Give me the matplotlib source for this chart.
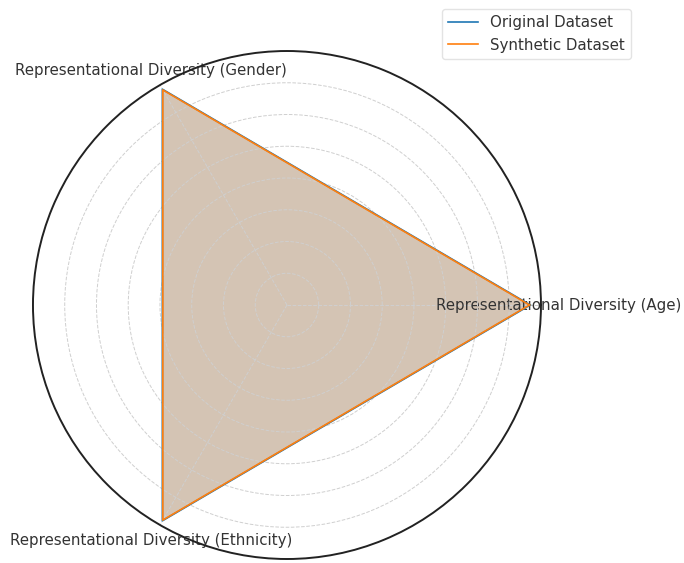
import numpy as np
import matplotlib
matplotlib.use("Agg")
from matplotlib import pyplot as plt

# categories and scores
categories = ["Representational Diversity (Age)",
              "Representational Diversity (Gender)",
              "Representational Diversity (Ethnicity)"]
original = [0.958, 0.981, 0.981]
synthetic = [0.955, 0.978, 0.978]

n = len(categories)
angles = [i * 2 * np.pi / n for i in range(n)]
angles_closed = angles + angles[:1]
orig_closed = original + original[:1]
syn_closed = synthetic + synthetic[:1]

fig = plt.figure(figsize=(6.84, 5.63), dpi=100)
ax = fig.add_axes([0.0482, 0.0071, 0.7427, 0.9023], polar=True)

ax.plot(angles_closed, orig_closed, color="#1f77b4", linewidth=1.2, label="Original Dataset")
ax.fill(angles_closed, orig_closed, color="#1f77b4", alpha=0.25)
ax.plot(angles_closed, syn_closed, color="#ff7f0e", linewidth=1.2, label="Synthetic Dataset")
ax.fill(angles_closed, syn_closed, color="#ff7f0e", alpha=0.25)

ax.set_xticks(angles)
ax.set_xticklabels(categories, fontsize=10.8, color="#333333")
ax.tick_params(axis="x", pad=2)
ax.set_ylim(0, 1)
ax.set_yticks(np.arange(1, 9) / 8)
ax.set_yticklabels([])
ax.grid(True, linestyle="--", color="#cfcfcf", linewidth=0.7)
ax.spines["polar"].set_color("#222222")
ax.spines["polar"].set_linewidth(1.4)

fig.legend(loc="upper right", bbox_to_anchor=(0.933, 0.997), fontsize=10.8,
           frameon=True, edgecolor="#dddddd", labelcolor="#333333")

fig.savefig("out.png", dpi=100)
==
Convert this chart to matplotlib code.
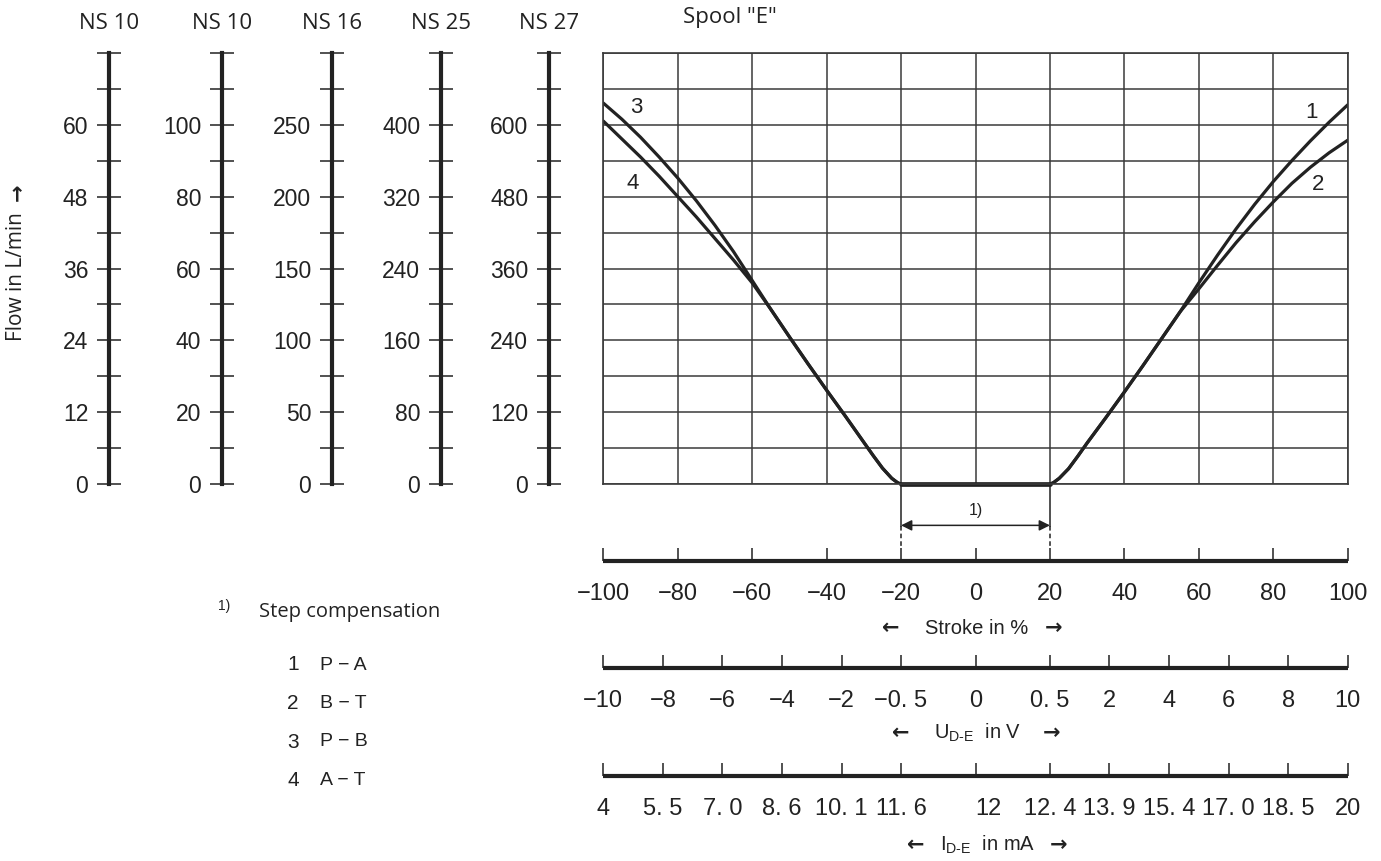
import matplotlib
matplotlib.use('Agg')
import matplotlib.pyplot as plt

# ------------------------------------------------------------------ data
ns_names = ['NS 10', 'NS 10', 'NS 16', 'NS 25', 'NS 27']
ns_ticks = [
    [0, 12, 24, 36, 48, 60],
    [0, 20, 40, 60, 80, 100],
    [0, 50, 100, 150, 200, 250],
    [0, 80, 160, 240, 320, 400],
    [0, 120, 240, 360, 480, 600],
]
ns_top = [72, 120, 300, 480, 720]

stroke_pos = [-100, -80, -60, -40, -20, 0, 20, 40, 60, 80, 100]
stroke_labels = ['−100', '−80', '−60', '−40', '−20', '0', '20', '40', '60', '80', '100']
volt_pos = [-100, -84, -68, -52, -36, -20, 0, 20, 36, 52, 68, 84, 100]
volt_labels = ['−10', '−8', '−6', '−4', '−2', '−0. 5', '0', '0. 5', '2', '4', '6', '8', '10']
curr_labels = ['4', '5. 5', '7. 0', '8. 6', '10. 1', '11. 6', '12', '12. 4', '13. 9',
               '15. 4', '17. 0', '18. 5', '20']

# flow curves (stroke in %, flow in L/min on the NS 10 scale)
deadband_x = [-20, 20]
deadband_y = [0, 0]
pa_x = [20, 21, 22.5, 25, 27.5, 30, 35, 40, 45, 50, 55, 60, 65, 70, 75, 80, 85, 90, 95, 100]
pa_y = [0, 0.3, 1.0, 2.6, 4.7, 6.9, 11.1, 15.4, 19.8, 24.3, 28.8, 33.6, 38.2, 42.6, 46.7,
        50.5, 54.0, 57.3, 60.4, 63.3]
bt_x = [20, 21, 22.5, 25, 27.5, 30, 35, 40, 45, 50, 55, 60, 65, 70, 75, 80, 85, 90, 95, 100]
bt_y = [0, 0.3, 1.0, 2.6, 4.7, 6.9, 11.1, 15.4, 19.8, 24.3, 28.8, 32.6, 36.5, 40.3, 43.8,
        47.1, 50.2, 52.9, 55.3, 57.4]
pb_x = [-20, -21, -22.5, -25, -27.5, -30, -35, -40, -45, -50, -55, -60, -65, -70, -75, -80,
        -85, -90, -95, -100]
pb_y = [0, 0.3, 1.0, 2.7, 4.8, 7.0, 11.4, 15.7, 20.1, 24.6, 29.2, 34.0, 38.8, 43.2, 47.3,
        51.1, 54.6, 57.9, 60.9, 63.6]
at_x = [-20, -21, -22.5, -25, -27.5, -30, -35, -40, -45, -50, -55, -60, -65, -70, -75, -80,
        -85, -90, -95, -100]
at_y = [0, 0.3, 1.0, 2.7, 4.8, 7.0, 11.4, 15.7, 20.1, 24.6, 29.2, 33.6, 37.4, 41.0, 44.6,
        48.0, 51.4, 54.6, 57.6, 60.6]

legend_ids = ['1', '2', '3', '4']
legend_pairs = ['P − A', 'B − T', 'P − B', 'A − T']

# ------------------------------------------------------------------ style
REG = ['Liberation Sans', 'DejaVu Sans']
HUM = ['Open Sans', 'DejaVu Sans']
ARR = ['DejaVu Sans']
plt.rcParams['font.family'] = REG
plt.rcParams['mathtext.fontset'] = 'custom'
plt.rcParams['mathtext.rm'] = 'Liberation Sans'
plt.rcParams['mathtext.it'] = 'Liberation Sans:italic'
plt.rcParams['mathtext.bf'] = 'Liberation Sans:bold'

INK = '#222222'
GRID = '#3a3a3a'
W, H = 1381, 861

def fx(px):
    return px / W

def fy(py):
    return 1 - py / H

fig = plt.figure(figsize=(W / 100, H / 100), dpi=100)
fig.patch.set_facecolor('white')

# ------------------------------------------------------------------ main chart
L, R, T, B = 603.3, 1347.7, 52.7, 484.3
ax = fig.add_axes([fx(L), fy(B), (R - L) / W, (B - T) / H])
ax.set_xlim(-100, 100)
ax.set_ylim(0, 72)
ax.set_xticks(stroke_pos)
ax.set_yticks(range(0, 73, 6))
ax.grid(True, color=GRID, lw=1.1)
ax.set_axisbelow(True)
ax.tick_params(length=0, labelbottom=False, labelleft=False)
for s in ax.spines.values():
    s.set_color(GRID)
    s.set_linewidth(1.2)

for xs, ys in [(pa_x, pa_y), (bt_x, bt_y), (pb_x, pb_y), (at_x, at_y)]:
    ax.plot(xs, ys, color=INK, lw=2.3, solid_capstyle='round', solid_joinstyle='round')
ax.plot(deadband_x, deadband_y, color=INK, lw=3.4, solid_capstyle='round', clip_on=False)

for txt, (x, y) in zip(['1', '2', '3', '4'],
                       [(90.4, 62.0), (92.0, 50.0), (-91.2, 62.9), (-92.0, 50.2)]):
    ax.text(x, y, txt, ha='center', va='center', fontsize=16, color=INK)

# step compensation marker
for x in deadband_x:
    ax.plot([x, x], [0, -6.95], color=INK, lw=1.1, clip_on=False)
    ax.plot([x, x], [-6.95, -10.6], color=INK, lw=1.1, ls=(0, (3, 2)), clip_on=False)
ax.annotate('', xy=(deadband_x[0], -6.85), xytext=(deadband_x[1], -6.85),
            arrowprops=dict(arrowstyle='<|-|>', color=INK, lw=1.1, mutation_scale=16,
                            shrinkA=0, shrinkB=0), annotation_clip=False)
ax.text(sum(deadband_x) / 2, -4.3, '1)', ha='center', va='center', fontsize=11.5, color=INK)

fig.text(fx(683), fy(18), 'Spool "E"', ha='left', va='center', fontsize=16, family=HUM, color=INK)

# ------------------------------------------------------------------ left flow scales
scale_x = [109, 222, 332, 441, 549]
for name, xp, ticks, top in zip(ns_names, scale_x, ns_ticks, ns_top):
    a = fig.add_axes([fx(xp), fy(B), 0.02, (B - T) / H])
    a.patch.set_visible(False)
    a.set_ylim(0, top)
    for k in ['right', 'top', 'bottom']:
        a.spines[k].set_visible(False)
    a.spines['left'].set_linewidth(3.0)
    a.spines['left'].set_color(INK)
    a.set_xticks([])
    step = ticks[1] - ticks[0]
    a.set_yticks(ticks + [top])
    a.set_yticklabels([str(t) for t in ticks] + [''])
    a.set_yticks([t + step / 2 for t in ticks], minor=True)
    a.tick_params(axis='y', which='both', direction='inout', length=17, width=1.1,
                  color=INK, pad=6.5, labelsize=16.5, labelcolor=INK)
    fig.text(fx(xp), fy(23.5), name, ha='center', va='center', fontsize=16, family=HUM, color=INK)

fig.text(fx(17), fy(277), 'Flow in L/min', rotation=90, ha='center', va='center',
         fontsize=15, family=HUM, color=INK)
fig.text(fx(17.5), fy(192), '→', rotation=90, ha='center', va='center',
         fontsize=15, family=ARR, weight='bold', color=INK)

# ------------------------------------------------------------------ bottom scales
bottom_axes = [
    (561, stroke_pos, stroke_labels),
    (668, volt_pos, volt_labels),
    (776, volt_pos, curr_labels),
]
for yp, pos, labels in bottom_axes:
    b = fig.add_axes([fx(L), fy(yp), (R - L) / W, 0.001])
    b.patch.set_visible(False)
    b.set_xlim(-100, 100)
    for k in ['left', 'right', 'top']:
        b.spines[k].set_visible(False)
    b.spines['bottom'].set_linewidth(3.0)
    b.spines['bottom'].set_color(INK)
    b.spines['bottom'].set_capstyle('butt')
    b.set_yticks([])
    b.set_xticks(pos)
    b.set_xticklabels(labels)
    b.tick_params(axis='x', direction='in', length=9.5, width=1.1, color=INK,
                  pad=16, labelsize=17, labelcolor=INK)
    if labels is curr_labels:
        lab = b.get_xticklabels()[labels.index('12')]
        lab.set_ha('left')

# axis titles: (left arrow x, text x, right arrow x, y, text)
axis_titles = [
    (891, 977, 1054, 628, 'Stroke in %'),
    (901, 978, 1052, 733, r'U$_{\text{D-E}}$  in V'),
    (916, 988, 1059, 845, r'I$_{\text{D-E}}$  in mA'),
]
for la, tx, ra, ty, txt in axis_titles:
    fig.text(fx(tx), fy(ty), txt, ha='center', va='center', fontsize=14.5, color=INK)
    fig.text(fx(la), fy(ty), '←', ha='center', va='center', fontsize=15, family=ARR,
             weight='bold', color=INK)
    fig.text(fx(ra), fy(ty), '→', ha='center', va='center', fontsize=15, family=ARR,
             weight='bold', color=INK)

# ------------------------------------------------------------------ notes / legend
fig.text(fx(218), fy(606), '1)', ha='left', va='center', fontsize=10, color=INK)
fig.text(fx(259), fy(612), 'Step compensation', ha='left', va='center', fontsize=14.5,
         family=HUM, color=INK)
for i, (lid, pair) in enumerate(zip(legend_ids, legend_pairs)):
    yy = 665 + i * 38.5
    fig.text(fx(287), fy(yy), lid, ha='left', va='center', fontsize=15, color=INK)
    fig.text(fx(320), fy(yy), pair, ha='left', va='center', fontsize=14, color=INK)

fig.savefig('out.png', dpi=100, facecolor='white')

Given task: Nothing but the lines from the one containing "Convert this chart to matplotlib code." through the one containing "import matplotlib.pyplot as plt" should be echoed, each exactly as it stands; pictures are excluded.

Full output:
Convert this chart to matplotlib code.
import matplotlib
matplotlib.use('Agg')
import matplotlib.pyplot as plt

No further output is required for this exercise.